Hadden v. Effner

Mercure, J.

Appeal from an order and judgment of the Supreme Court (Ingraham, J.), entered July 30, 1998 in Otsego County, upon á verdict rendered in favor of plaintiffs.

A jury awarded plaintiff Cherylann S. Hadden (hereinafter plaintiff) money damages of $130,000 for personal injuries she sustained in an August 12, 1993 collision with a vehicle operated by defendant. As limited by defendant’s brief, the only issue that we need consider is whether Supreme Court erred in refusing to reduce the jury’s award of $80,000 for future medical expenses by the amount of plaintiff’s “basic economic loss” (Insurance Law § 5102 [a] [1]). We conclude that Supreme Court did not err and accordingly affirm.

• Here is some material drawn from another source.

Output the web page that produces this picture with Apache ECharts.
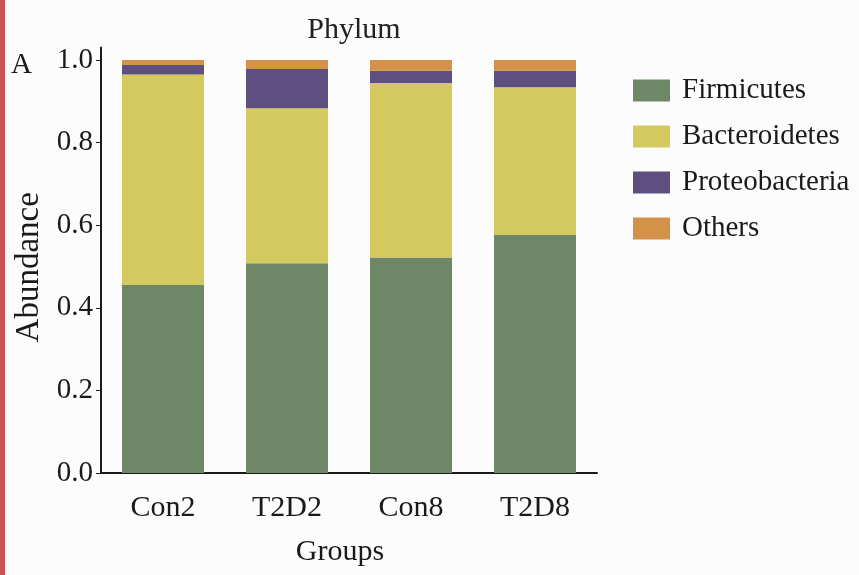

Although defendant is correct in his central hypothesis that “a jury verdict which awards sums covered as basic economic loss must be reduced” (see, Fischer v Luczak, 198 AD2d 474, 475), we are not persuaded by his unsupported assumption that the $80,000 award for future medical expenses was intended to compensate plaintiff for expenses falling within the definition of “basic economic loss”. To the contrary, in the absence of record evidence supporting a finding that “within one year after the date of the accident causing the injury it [was] ascertainable that further expenses may be incurred as a result of the injury” (Insurance Law § 5102 [a] [1] [iv]), which this court has interpreted to mean that expenses for treatment for the injury had been submitted to the no-fault carrier within the one-year period (see, Stanavich v General Acc. Ins. Co., 229 AD2d 872, 873), we conclude that the subject award does not compensate plaintiff for expenses constituting “basic economic loss” (see, id.). Notably, the injury to plaintiff’s lower back, which formed the basis for the claim for future medical expenses, was not diagnosed until more than 14 months following the accident.

Mikoll, J. P., Crew III, Yesawich Jr. and Carpinello, JJ., *808concur. Ordered that the order and judgment is affirmed, with costs.